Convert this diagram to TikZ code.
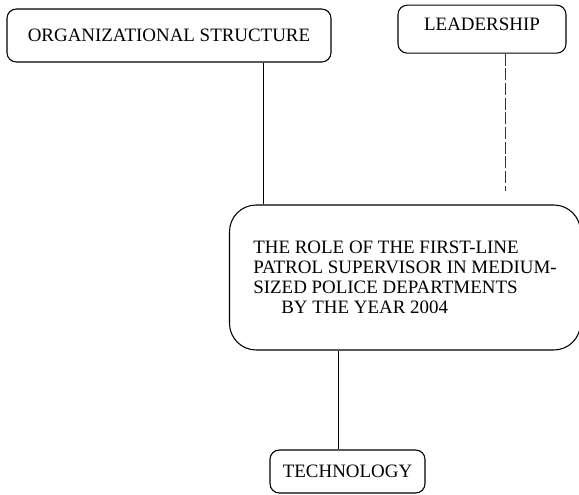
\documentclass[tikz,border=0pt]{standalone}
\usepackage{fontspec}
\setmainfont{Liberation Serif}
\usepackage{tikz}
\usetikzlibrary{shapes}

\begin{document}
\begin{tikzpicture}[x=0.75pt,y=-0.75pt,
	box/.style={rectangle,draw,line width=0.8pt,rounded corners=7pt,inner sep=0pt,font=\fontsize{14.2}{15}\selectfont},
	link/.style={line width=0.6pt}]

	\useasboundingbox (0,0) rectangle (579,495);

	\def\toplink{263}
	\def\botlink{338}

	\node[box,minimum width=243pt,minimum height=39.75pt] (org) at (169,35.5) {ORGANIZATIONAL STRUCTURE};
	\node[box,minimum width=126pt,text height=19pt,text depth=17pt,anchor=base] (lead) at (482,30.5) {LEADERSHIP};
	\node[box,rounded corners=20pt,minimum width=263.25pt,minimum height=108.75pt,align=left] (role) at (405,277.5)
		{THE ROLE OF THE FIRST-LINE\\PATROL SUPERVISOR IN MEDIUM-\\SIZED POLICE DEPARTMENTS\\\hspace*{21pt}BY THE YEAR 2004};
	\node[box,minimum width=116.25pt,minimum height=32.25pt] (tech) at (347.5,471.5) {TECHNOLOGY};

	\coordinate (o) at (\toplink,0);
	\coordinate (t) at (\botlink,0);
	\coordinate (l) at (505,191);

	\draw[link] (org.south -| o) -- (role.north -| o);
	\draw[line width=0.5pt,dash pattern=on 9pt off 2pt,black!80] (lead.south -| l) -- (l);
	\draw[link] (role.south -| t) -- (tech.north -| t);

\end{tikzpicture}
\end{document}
= = = = =
**AIM OF THE EXERCISE:** Pictures in the data above should not be copied; transcribe everything else exactly.

**TASK SOLUTION:**
Convert this diagram to TikZ code.
\documentclass[tikz,border=0pt]{standalone}
\usepackage{fontspec}
\setmainfont{Liberation Serif}
\usepackage{tikz}
\usetikzlibrary{shapes}

\begin{document}
\begin{tikzpicture}[x=0.75pt,y=-0.75pt,
	box/.style={rectangle,draw,line width=0.8pt,rounded corners=7pt,inner sep=0pt,font=\fontsize{14.2}{15}\selectfont},
	link/.style={line width=0.6pt}]

	\useasboundingbox (0,0) rectangle (579,495);

	\def\toplink{263}
	\def\botlink{338}

	\node[box,minimum width=243pt,minimum height=39.75pt] (org) at (169,35.5) {ORGANIZATIONAL STRUCTURE};
	\node[box,minimum width=126pt,text height=19pt,text depth=17pt,anchor=base] (lead) at (482,30.5) {LEADERSHIP};
	\node[box,rounded corners=20pt,minimum width=263.25pt,minimum height=108.75pt,align=left] (role) at (405,277.5)
		{THE ROLE OF THE FIRST-LINE\\PATROL SUPERVISOR IN MEDIUM-\\SIZED POLICE DEPARTMENTS\\\hspace*{21pt}BY THE YEAR 2004};
	\node[box,minimum width=116.25pt,minimum height=32.25pt] (tech) at (347.5,471.5) {TECHNOLOGY};

	\coordinate (o) at (\toplink,0);
	\coordinate (t) at (\botlink,0);
	\coordinate (l) at (505,191);

	\draw[link] (org.south -| o) -- (role.north -| o);
	\draw[line width=0.5pt,dash pattern=on 9pt off 2pt,black!80] (lead.south -| l) -- (l);
	\draw[link] (role.south -| t) -- (tech.north -| t);

\end{tikzpicture}
\end{document}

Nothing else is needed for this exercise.